**COLLECTED MATERIAL**
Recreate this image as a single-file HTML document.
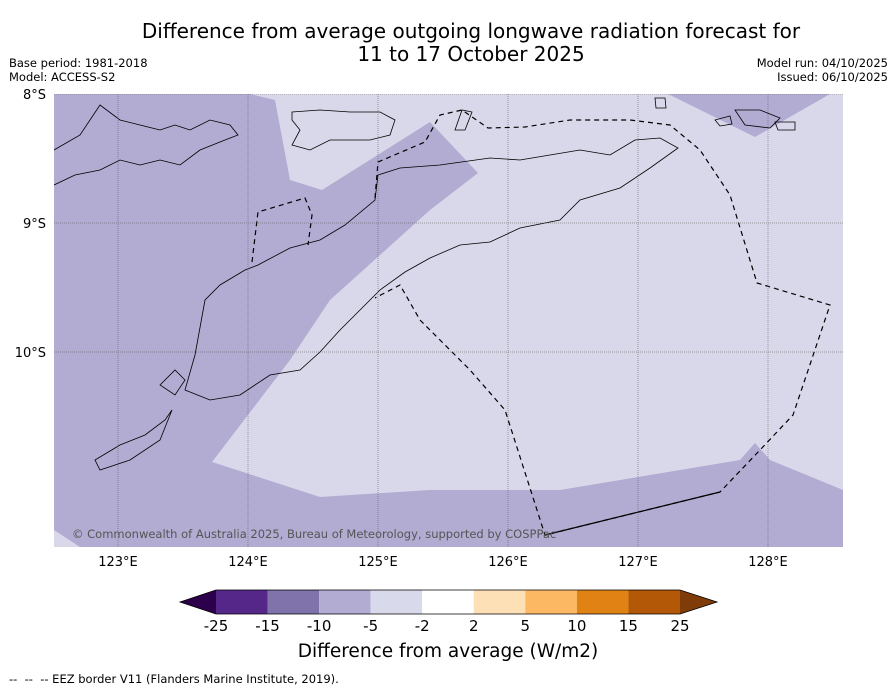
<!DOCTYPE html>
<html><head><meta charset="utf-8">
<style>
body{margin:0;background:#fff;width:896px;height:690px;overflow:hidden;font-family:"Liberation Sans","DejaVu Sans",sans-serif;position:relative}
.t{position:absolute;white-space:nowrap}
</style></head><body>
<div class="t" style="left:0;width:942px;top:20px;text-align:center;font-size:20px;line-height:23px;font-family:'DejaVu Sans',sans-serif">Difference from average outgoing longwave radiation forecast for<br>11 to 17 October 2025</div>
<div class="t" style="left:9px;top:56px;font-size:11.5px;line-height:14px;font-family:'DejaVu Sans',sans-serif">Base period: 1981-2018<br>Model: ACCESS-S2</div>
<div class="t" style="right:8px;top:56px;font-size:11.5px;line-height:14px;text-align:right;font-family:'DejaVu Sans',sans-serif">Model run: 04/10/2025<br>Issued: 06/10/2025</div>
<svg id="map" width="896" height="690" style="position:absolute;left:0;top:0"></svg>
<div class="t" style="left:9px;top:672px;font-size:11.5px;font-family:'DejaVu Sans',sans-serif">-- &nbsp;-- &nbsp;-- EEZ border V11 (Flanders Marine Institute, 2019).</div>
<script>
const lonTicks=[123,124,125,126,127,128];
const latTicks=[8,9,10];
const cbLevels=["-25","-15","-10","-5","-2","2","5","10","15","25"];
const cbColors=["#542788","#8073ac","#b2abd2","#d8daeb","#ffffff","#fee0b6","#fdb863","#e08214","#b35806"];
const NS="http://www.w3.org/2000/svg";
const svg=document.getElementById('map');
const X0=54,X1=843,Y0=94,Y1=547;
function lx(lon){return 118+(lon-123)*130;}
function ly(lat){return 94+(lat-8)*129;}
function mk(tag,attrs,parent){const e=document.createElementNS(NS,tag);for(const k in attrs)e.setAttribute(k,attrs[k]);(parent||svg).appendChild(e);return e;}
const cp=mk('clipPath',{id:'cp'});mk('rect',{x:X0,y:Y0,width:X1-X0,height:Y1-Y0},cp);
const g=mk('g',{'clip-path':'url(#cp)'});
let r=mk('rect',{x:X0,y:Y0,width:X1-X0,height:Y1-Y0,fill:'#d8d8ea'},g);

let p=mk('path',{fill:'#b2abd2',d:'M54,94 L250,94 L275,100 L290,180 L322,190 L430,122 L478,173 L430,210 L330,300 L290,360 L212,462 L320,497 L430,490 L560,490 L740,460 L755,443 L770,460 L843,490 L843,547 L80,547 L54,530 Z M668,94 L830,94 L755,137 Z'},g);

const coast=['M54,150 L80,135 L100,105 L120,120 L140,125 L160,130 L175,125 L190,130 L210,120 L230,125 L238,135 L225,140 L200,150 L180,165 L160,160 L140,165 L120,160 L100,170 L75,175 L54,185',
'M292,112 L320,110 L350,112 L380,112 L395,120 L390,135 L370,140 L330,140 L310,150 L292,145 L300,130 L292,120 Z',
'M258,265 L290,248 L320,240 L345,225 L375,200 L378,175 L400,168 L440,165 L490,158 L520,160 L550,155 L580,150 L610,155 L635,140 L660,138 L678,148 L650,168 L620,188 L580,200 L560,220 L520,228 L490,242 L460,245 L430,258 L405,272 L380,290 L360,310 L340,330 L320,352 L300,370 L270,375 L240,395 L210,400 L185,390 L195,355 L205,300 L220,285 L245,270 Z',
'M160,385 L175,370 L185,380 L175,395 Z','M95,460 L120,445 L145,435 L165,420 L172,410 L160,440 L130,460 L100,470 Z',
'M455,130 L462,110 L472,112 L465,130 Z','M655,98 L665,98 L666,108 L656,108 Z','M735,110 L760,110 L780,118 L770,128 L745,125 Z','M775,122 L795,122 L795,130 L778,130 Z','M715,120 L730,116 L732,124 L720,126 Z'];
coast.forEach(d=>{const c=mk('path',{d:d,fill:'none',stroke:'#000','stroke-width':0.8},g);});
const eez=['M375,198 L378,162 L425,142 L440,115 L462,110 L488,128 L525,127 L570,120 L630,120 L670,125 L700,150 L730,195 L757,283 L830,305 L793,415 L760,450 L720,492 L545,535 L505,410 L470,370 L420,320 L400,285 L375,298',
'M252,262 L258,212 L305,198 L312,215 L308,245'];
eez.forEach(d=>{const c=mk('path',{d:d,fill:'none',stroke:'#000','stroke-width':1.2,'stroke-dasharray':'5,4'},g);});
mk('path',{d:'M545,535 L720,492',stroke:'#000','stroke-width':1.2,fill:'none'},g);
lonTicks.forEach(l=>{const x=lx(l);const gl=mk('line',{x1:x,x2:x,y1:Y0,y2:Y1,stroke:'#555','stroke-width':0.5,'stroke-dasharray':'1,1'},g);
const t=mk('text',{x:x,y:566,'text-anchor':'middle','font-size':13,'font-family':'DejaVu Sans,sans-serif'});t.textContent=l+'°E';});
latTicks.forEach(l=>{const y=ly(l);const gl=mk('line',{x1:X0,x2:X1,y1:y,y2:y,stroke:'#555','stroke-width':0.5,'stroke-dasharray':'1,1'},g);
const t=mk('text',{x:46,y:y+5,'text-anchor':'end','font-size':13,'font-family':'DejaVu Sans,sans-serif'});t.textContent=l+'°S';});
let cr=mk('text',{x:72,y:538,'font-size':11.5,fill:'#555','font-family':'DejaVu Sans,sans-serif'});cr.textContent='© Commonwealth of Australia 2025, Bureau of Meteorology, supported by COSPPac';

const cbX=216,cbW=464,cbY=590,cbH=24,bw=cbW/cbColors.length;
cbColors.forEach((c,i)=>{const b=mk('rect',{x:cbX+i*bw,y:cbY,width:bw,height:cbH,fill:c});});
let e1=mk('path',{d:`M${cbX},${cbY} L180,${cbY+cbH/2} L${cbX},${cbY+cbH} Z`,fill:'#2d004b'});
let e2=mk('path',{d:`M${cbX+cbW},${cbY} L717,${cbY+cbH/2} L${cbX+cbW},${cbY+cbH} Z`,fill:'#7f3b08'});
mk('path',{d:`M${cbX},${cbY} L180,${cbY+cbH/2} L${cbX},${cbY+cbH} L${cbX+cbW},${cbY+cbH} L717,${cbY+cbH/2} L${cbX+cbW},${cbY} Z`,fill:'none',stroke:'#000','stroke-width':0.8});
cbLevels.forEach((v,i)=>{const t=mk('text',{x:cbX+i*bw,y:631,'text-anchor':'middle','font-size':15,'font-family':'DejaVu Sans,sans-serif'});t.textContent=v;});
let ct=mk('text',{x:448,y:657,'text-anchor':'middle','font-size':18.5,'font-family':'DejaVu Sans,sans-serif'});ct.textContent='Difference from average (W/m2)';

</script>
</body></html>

**WHAT YOU WILL DO**
Retype the whole listing, keeping every line identical and omitting all pictures.

**TASK RESULT**
Recreate this image as a single-file HTML document.
<!DOCTYPE html>
<html><head><meta charset="utf-8">
<style>
body{margin:0;background:#fff;width:896px;height:690px;overflow:hidden;font-family:"Liberation Sans","DejaVu Sans",sans-serif;position:relative}
.t{position:absolute;white-space:nowrap}
</style></head><body>
<div class="t" style="left:0;width:942px;top:20px;text-align:center;font-size:20px;line-height:23px;font-family:'DejaVu Sans',sans-serif">Difference from average outgoing longwave radiation forecast for<br>11 to 17 October 2025</div>
<div class="t" style="left:9px;top:56px;font-size:11.5px;line-height:14px;font-family:'DejaVu Sans',sans-serif">Base period: 1981-2018<br>Model: ACCESS-S2</div>
<div class="t" style="right:8px;top:56px;font-size:11.5px;line-height:14px;text-align:right;font-family:'DejaVu Sans',sans-serif">Model run: 04/10/2025<br>Issued: 06/10/2025</div>
<svg id="map" width="896" height="690" style="position:absolute;left:0;top:0"></svg>
<div class="t" style="left:9px;top:672px;font-size:11.5px;font-family:'DejaVu Sans',sans-serif">-- &nbsp;-- &nbsp;-- EEZ border V11 (Flanders Marine Institute, 2019).</div>
<script>
const lonTicks=[123,124,125,126,127,128];
const latTicks=[8,9,10];
const cbLevels=["-25","-15","-10","-5","-2","2","5","10","15","25"];
const cbColors=["#542788","#8073ac","#b2abd2","#d8daeb","#ffffff","#fee0b6","#fdb863","#e08214","#b35806"];
const NS="http://www.w3.org/2000/svg";
const svg=document.getElementById('map');
const X0=54,X1=843,Y0=94,Y1=547;
function lx(lon){return 118+(lon-123)*130;}
function ly(lat){return 94+(lat-8)*129;}
function mk(tag,attrs,parent){const e=document.createElementNS(NS,tag);for(const k in attrs)e.setAttribute(k,attrs[k]);(parent||svg).appendChild(e);return e;}
const cp=mk('clipPath',{id:'cp'});mk('rect',{x:X0,y:Y0,width:X1-X0,height:Y1-Y0},cp);
const g=mk('g',{'clip-path':'url(#cp)'});
let r=mk('rect',{x:X0,y:Y0,width:X1-X0,height:Y1-Y0,fill:'#d8d8ea'},g);

let p=mk('path',{fill:'#b2abd2',d:'M54,94 L250,94 L275,100 L290,180 L322,190 L430,122 L478,173 L430,210 L330,300 L290,360 L212,462 L320,497 L430,490 L560,490 L740,460 L755,443 L770,460 L843,490 L843,547 L80,547 L54,530 Z M668,94 L830,94 L755,137 Z'},g);

const coast=['M54,150 L80,135 L100,105 L120,120 L140,125 L160,130 L175,125 L190,130 L210,120 L230,125 L238,135 L225,140 L200,150 L180,165 L160,160 L140,165 L120,160 L100,170 L75,175 L54,185',
'M292,112 L320,110 L350,112 L380,112 L395,120 L390,135 L370,140 L330,140 L310,150 L292,145 L300,130 L292,120 Z',
'M258,265 L290,248 L320,240 L345,225 L375,200 L378,175 L400,168 L440,165 L490,158 L520,160 L550,155 L580,150 L610,155 L635,140 L660,138 L678,148 L650,168 L620,188 L580,200 L560,220 L520,228 L490,242 L460,245 L430,258 L405,272 L380,290 L360,310 L340,330 L320,352 L300,370 L270,375 L240,395 L210,400 L185,390 L195,355 L205,300 L220,285 L245,270 Z',
'M160,385 L175,370 L185,380 L175,395 Z','M95,460 L120,445 L145,435 L165,420 L172,410 L160,440 L130,460 L100,470 Z',
'M455,130 L462,110 L472,112 L465,130 Z','M655,98 L665,98 L666,108 L656,108 Z','M735,110 L760,110 L780,118 L770,128 L745,125 Z','M775,122 L795,122 L795,130 L778,130 Z','M715,120 L730,116 L732,124 L720,126 Z'];
coast.forEach(d=>{const c=mk('path',{d:d,fill:'none',stroke:'#000','stroke-width':0.8},g);});
const eez=['M375,198 L378,162 L425,142 L440,115 L462,110 L488,128 L525,127 L570,120 L630,120 L670,125 L700,150 L730,195 L757,283 L830,305 L793,415 L760,450 L720,492 L545,535 L505,410 L470,370 L420,320 L400,285 L375,298',
'M252,262 L258,212 L305,198 L312,215 L308,245'];
eez.forEach(d=>{const c=mk('path',{d:d,fill:'none',stroke:'#000','stroke-width':1.2,'stroke-dasharray':'5,4'},g);});
mk('path',{d:'M545,535 L720,492',stroke:'#000','stroke-width':1.2,fill:'none'},g);
lonTicks.forEach(l=>{const x=lx(l);const gl=mk('line',{x1:x,x2:x,y1:Y0,y2:Y1,stroke:'#555','stroke-width':0.5,'stroke-dasharray':'1,1'},g);
const t=mk('text',{x:x,y:566,'text-anchor':'middle','font-size':13,'font-family':'DejaVu Sans,sans-serif'});t.textContent=l+'°E';});
latTicks.forEach(l=>{const y=ly(l);const gl=mk('line',{x1:X0,x2:X1,y1:y,y2:y,stroke:'#555','stroke-width':0.5,'stroke-dasharray':'1,1'},g);
const t=mk('text',{x:46,y:y+5,'text-anchor':'end','font-size':13,'font-family':'DejaVu Sans,sans-serif'});t.textContent=l+'°S';});
let cr=mk('text',{x:72,y:538,'font-size':11.5,fill:'#555','font-family':'DejaVu Sans,sans-serif'});cr.textContent='© Commonwealth of Australia 2025, Bureau of Meteorology, supported by COSPPac';

const cbX=216,cbW=464,cbY=590,cbH=24,bw=cbW/cbColors.length;
cbColors.forEach((c,i)=>{const b=mk('rect',{x:cbX+i*bw,y:cbY,width:bw,height:cbH,fill:c});});
let e1=mk('path',{d:`M${cbX},${cbY} L180,${cbY+cbH/2} L${cbX},${cbY+cbH} Z`,fill:'#2d004b'});
let e2=mk('path',{d:`M${cbX+cbW},${cbY} L717,${cbY+cbH/2} L${cbX+cbW},${cbY+cbH} Z`,fill:'#7f3b08'});
mk('path',{d:`M${cbX},${cbY} L180,${cbY+cbH/2} L${cbX},${cbY+cbH} L${cbX+cbW},${cbY+cbH} L717,${cbY+cbH/2} L${cbX+cbW},${cbY} Z`,fill:'none',stroke:'#000','stroke-width':0.8});
cbLevels.forEach((v,i)=>{const t=mk('text',{x:cbX+i*bw,y:631,'text-anchor':'middle','font-size':15,'font-family':'DejaVu Sans,sans-serif'});t.textContent=v;});
let ct=mk('text',{x:448,y:657,'text-anchor':'middle','font-size':18.5,'font-family':'DejaVu Sans,sans-serif'});ct.textContent='Difference from average (W/m2)';

</script>
</body></html>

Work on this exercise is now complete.